In November 1889, Archbishop John J. Williams of Boston was in Baltimore to preside at the opening Mass of the Catholic Congress celebrating the Centennial of the Catholic Hierarchy.

While in the city, he visited the Baltimore Carmelite Monastery. There, he first learned that the community had reached its full complement of sisters and was unable to accept a number of young women, many from New England, who were applying to enter. The nuns expressed their desire to found a monastery in Boston -- an idea immediately embraced by the Archbishop, who formally invited Baltimore Carmel to begin a foundation in Boston.

Five Carmelite nuns set sail from Baltimore for the new foundation in Boston on Aug. 23, 1890.

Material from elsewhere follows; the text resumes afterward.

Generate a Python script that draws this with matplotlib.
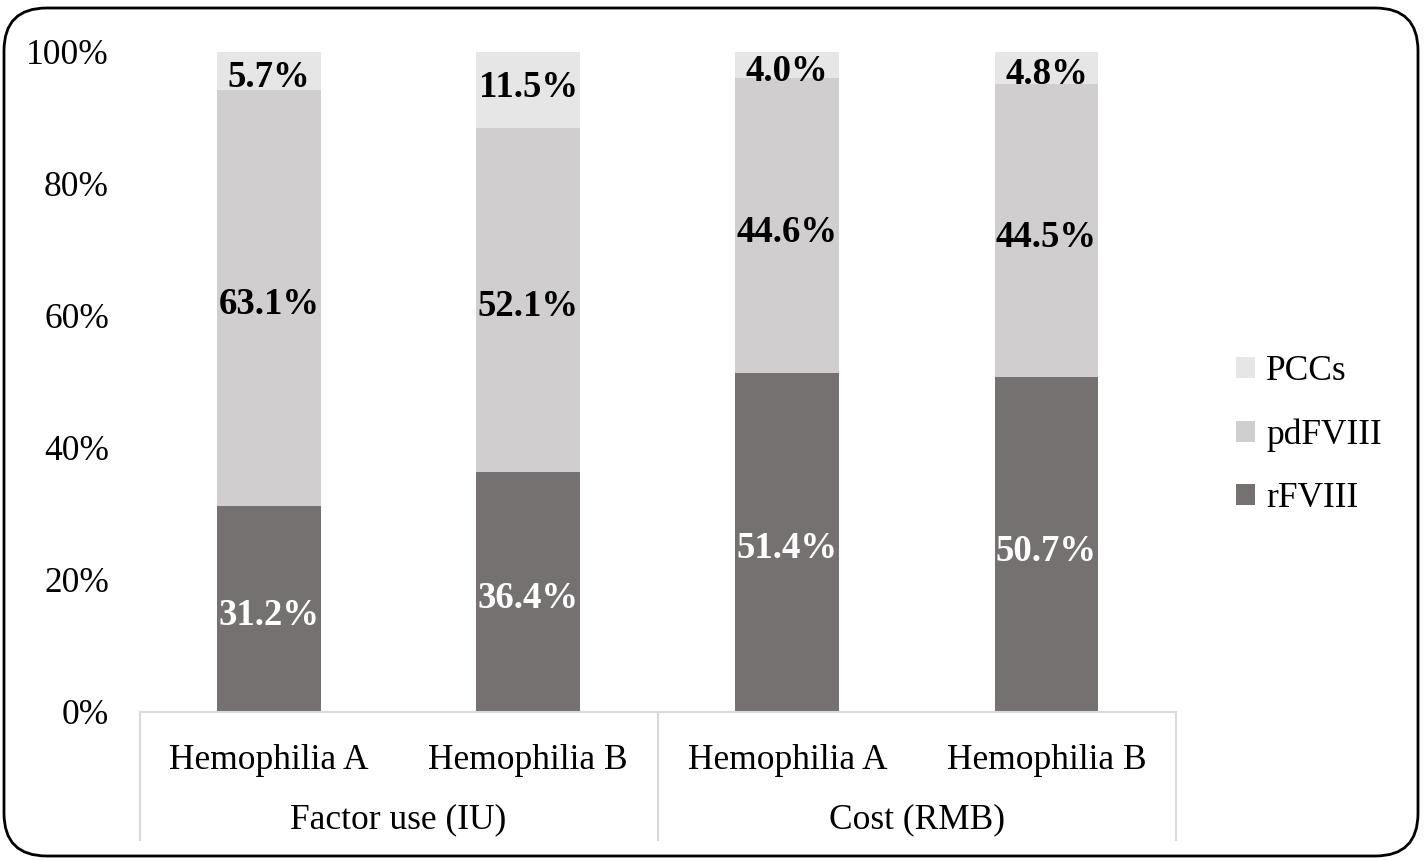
import numpy as np
from matplotlib import pyplot as plt
from matplotlib.patches import FancyBboxPatch
from matplotlib.lines import Line2D

plt.rcParams["font.family"] = ["Liberation Serif", "DejaVu Serif"]

groups = ["Factor use (IU)", "Cost (RMB)"]
categories = ["Hemophilia A", "Hemophilia B", "Hemophilia A", "Hemophilia B"]
series = ["rFVIII", "pdFVIII", "PCCs"]
rfviii = [31.2, 36.4, 51.4, 50.7]
pdfviii = [63.1, 52.1, 44.6, 44.5]
pccs = [5.7, 11.5, 4.0, 4.8]
colors = ["#767171", "#D0CECE", "#E7E6E6"]
label_colors = ["white", "black", "black"]

fig = plt.figure(figsize=(14.24, 8.6), dpi=100)
W, H = 1424, 860
ax = fig.add_axes([139.5 / W, (H - 712) / H, (1176 - 139.5) / W, 660 / H])

x = np.arange(len(categories))
bottom = np.zeros(len(categories))
handles = []
for vals, col, lc, name in zip([rfviii, pdfviii, pccs], colors, label_colors, series):
    vals = np.array(vals)
    bars = ax.bar(x, vals, width=0.4, bottom=bottom, color=col, label=name)
    handles.append(bars)
    for xi, b, v in zip(x, bottom, vals):
        yc = b + v / 2 - 1.0
        if name == "PCCs" and v > 10:
            yc += 1.3  # label sits a little above the segment centre here
        ax.text(xi, yc, f"{v:.1f}%", ha="center", va="center", color=lc,
                fontsize=26.5, fontweight="bold")
    bottom += vals

ax.set_xlim(-0.5, 3.5)
ax.set_ylim(0, 100)
ax.set_yticks(np.arange(0, 101, 20))
ax.set_yticklabels([f"{v}%" for v in range(0, 101, 20)], fontsize=25.5)
ax.tick_params(axis="y", length=0, pad=22)
ax.set_xticks([])
for s in ["top", "right", "left"]:
    ax.spines[s].set_visible(False)
ax.spines["bottom"].set_color("#D9D9D9")
ax.spines["bottom"].set_linewidth(1.5)

# two-level category axis
tr = ax.get_xaxis_transform()
for xi, cat in zip(x, categories):
    ax.text(xi, -0.074, cat, transform=tr, ha="center", va="center", fontsize=25.5)
for gi, g in enumerate(groups):
    ax.text(gi * 2 + 0.5, -0.163, g, transform=tr, ha="center", va="center", fontsize=25.5)
for xs in [-0.5, 1.5, 3.5]:
    ax.add_line(Line2D([xs, xs], [0, -0.194], transform=tr, color="#D9D9D9", lw=1.5, clip_on=False))

leg = fig.legend(handles[::-1], series[::-1], loc="center left",
                 bbox_to_anchor=(1204 / W, 1 - 435 / H), frameon=False, fontsize=25.5,
                 handlelength=0.55, handleheight=0.55, handletextpad=0.3, labelspacing=0.85)

# rounded outer frame
frame = FancyBboxPatch((4 / W, 4 / H), 1414 / W, 848 / H,
                       boxstyle="round,pad=0,rounding_size=0.03",
                       transform=fig.transFigure, fill=False, ec="black", lw=2,
                       mutation_aspect=W / H)
fig.patches.append(frame)

plt.savefig("out.png", dpi=100)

-- Mother Beatrix of the Holy Spirit (Camilla Magers) -- Prioress

-- Mother Angela of the Presentation (Josephine Dyer) -- Sub-prioress

-- Sister Gertrude of the Heart of Jesus (Gertrude McMaster)

-- Sister Augustine of the Mother of God (Eulalia Tuckerman)

-- Sister Alphonsus of the Heart of Jesus (Barbara Braun)

The founders stayed in their first location on Cedar Street for four years. On Sept. 25, 1894, they moved to their permanent location on Mount Pleasant Avenue, just a short distance away.